What John Mayall did from 1964–66 probably couldn’t be attempted today: He launched a band of mostly-younger players, each of whom became a major force in English music over the next four decades. That batch of Bluesbreakers—with Eric Clapton, John McVie, Mick Fleetwood, Jack Bruce, Peter Green and Mick Taylor at various times—may be his most celebrated era, but it was only one of many dozen, wildly diverse blues bands he’s fronted over the years. The latest incarnation, now a trio without drums and with the new addition of Texas guitar firebrand Carolyn Wonderland, hits the Fest this year.
It seems remarkable now that a bunch of English kids would revere and play the blues as well as they did. “We didn’t think of them as kids—they were grown men, even though they were 17 and 18 years old,” Mayall says now. “Trad jazz had been ruling the roost for ten years before that, thanks to people like Chris Barber. And then we had bluesmen like Big Bill Broonzy coming over to England. So it was definitely more than a fad.”

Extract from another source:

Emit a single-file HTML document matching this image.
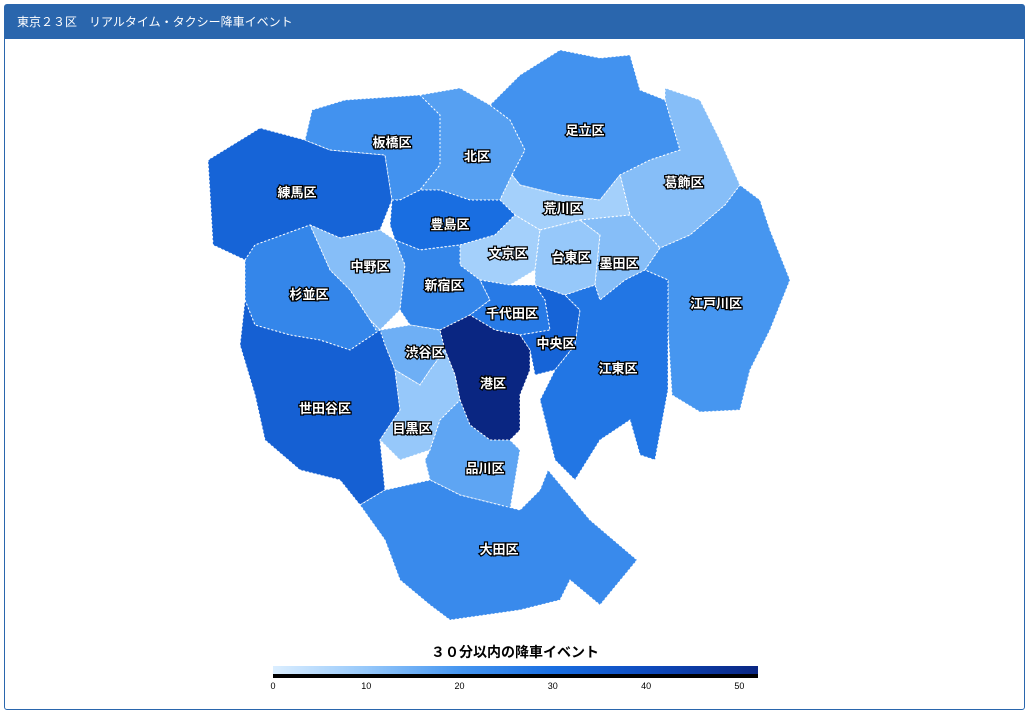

Mayall wound up largely abandoning the guitar-band format just as bands like Cream and Fleetwood Mac were starting to catch on—and to a great extent, that’s where his catalogue gets interesting. The 1969 album The Turning Point, still one of his best sellers, bucked convention by using an acoustic band—guitar, flute, bass and harmonica, no drums. That album also introduced “Room to Move,” his signature tune for decades to come.
“I had gotten tired of electric guitar dominating the band, so I came up with the idea of a drummerless band with the saxophone. But it wasn’t a case of shifting interests—just different interpretations of the blues. Whether jazz or folk influences come in, it’s all a continuing path. There’s many reasons a band will change—the players might become more established and want to move on.”
In one telling moment just a few albums later—on 1972’s Jazz Blues Fusion—he leaves in a live section where he berates the audience for yelling for “Room to Move,” asking if they just came to hear an old record. “That wasn’t what we were there for at that time, it wouldn’t have fit with that instrumentation. I wanted to let people know that they weren’t hearing an acoustic band, they were hearing some of the best jazz players around.” (“Room to Move” does figure in his live sets nowadays.)
His lyrics through those years tend to read like a personal diary; he’ll be lovelorn and thoughtful on one album, political on the next, boozy and loose on the one after that (Mayall got sober in the ’80s). Prime example of the latter is 1973’s Ten Years Are Gone—the last of the Polydor albums—where he cracks up laughing all the way through one song, “Good Looking Stranger.” Featuring a brass-heavy band, it’s his horniest track in more ways than one. “That song was just what the lyrics said—walking down the street and seeing a woman with some beautiful frontage. Eventually I did sing it and get all the lyrics right, but that one just worked.”
Mayall has intersected with New Orleans and Louisiana a few times. The great Louisiana guitarist Gerry McGee—also a longtime Venture and the son of fiddler Dennis McGee—was briefly his lead guitarist in the early ’70s. More recently he made the 1987 album A Sense of Place with Sonny Landreth, whose song “Congo Square” remains a favorite live number. That era generally found Mayall getting more receptive to outside material. “I’ve always had an eye out for songs that excite me, whoever they were by. So if I do a cover of somebody else’s song, you can bet that it won’t sound like the person I took it from.”
He also made an album with Allen Toussaint in 1976, and while Notice to Appear is a pretty good album for Toussaint fans—give or take its funk version of “A Hard Day’s Night”—it’s not one that he feels especially enthused about. “It was doomed from the start, that one was all my manager’s idea. We really saw very little of Allen Toussaint, mostly we waited for him to show up. I can hear it now and it’s a very nice album, but it’s his album rather than mine—I just did a bit of singing here and there. To my mind music is always fine whenever you get to play it, but my manager had this idea that it would be a hit record, so I went along with it. From my point of view, I’m thinking ‘This song would be an excellent single’ every time I make a record, but it doesn’t work out that way.”
Mayall is now 84, having outlasted many of his protégés as a live performer, and in recent years his onstage energy has been something to behold. “I swim most every day, and I’ve always kept myself healthy. That’s important whether you’re a rock or a blues performer, and I intend to be around for a very long time.”
JOHN MAYALL: SUNDAY, APRIL 29—BLUES TENT, 5:45 P.M.